Data section:
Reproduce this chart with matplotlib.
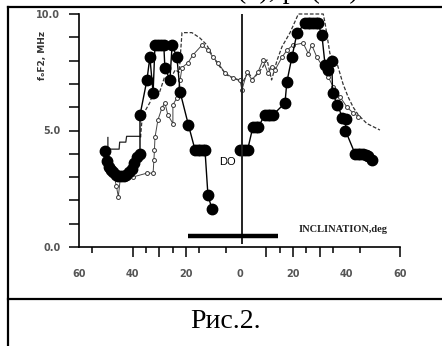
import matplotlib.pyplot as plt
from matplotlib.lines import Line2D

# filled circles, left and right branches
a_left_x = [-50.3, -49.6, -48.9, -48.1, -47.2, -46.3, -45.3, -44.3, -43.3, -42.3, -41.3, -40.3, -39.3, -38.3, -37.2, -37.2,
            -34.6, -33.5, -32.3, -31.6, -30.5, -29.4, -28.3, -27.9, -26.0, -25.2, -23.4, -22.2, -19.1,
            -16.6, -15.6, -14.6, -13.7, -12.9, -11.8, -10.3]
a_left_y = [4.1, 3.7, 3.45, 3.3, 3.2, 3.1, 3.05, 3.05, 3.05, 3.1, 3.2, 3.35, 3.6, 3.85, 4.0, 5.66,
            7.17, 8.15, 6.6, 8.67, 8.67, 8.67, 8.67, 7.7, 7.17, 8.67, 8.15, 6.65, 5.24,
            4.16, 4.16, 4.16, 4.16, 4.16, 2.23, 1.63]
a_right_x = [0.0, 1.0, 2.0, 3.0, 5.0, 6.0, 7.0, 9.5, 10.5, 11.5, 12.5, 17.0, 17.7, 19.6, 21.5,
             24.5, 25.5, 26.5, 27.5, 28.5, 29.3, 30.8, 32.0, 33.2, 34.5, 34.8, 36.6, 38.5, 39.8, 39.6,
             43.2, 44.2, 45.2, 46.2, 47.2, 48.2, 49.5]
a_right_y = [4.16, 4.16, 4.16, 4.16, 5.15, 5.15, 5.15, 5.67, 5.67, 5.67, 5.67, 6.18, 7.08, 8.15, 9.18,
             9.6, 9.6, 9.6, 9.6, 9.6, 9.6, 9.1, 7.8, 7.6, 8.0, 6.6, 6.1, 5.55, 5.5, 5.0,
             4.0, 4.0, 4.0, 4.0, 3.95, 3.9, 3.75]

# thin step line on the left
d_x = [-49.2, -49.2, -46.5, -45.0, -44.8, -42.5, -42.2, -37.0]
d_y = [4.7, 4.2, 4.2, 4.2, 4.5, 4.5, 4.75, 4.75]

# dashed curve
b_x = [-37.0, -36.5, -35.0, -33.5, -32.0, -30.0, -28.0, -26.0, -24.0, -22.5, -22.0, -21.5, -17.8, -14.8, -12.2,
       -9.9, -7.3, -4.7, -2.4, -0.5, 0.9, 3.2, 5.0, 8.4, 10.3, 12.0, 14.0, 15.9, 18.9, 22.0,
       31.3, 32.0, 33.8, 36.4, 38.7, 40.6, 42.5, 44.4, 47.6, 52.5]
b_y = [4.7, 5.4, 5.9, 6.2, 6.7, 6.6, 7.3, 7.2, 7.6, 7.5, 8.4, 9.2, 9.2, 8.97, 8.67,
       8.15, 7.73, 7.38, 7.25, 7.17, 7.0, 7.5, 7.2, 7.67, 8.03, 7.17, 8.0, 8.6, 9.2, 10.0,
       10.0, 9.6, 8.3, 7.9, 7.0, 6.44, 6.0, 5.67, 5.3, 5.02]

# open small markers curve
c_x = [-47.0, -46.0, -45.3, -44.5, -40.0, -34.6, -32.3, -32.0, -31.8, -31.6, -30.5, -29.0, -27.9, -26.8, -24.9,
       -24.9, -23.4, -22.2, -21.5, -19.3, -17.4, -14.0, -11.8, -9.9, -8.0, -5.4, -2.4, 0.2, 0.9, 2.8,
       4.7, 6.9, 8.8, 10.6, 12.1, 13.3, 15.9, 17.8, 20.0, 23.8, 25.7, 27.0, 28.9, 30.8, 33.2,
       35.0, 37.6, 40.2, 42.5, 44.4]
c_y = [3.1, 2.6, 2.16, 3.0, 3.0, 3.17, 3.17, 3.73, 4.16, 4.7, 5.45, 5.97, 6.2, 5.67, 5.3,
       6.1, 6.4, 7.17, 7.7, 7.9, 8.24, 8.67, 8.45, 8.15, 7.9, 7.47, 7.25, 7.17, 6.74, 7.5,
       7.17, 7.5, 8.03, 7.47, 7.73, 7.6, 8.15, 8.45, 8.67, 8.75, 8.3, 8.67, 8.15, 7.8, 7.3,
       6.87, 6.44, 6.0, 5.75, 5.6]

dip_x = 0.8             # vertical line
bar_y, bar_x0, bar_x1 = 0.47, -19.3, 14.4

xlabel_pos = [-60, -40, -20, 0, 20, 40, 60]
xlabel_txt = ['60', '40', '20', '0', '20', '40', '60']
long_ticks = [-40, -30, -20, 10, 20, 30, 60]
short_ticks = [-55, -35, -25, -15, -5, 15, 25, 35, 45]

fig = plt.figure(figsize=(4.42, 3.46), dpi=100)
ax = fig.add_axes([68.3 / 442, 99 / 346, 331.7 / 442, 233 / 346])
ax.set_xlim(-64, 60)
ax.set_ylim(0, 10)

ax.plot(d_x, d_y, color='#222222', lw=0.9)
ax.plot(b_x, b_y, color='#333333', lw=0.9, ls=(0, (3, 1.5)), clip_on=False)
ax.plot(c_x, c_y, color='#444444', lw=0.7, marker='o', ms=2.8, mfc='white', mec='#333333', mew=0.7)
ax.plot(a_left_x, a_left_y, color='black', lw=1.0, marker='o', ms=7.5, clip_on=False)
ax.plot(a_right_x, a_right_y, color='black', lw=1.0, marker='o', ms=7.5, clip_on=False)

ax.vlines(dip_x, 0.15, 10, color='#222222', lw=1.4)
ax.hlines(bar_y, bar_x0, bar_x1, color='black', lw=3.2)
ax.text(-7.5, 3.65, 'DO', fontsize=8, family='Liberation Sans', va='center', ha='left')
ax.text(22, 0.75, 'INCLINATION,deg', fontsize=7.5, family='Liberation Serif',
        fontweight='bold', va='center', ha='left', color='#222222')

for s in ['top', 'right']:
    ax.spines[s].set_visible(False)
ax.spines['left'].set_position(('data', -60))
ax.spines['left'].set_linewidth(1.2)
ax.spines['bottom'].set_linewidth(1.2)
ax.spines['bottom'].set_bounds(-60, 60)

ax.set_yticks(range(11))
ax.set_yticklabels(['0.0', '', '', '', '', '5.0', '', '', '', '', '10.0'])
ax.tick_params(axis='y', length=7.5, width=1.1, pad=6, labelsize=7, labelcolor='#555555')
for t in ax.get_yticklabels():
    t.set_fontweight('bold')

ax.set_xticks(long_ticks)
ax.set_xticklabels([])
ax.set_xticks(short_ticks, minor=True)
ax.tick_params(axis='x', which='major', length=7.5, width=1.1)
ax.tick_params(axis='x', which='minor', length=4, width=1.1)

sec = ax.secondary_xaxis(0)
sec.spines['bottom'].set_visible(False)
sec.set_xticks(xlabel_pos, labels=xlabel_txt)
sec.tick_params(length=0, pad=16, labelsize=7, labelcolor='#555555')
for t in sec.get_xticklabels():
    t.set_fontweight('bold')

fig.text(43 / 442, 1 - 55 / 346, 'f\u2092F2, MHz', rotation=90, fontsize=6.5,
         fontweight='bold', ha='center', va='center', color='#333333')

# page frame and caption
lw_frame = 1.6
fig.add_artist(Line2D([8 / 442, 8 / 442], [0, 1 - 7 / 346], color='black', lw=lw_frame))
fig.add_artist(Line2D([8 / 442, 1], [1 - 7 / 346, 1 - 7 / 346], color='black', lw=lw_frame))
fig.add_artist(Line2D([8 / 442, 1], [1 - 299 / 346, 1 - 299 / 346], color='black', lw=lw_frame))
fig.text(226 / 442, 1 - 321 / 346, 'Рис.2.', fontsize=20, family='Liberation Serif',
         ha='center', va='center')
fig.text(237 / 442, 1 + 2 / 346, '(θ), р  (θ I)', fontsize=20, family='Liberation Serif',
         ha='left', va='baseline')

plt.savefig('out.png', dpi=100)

Task directions: Please extract exactly the lines of the data, from the first through the line containing "d_y = [4.7, 4.2, 4.2, 4.2, 4.5, 4.5, 4.75, 4.75]", and add no pictures to the copy.

Output:
Reproduce this chart with matplotlib.
import matplotlib.pyplot as plt
from matplotlib.lines import Line2D

# filled circles, left and right branches
a_left_x = [-50.3, -49.6, -48.9, -48.1, -47.2, -46.3, -45.3, -44.3, -43.3, -42.3, -41.3, -40.3, -39.3, -38.3, -37.2, -37.2,
            -34.6, -33.5, -32.3, -31.6, -30.5, -29.4, -28.3, -27.9, -26.0, -25.2, -23.4, -22.2, -19.1,
            -16.6, -15.6, -14.6, -13.7, -12.9, -11.8, -10.3]
a_left_y = [4.1, 3.7, 3.45, 3.3, 3.2, 3.1, 3.05, 3.05, 3.05, 3.1, 3.2, 3.35, 3.6, 3.85, 4.0, 5.66,
            7.17, 8.15, 6.6, 8.67, 8.67, 8.67, 8.67, 7.7, 7.17, 8.67, 8.15, 6.65, 5.24,
            4.16, 4.16, 4.16, 4.16, 4.16, 2.23, 1.63]
a_right_x = [0.0, 1.0, 2.0, 3.0, 5.0, 6.0, 7.0, 9.5, 10.5, 11.5, 12.5, 17.0, 17.7, 19.6, 21.5,
             24.5, 25.5, 26.5, 27.5, 28.5, 29.3, 30.8, 32.0, 33.2, 34.5, 34.8, 36.6, 38.5, 39.8, 39.6,
             43.2, 44.2, 45.2, 46.2, 47.2, 48.2, 49.5]
a_right_y = [4.16, 4.16, 4.16, 4.16, 5.15, 5.15, 5.15, 5.67, 5.67, 5.67, 5.67, 6.18, 7.08, 8.15, 9.18,
             9.6, 9.6, 9.6, 9.6, 9.6, 9.6, 9.1, 7.8, 7.6, 8.0, 6.6, 6.1, 5.55, 5.5, 5.0,
             4.0, 4.0, 4.0, 4.0, 3.95, 3.9, 3.75]

# thin step line on the left
d_x = [-49.2, -49.2, -46.5, -45.0, -44.8, -42.5, -42.2, -37.0]
d_y = [4.7, 4.2, 4.2, 4.2, 4.5, 4.5, 4.75, 4.75]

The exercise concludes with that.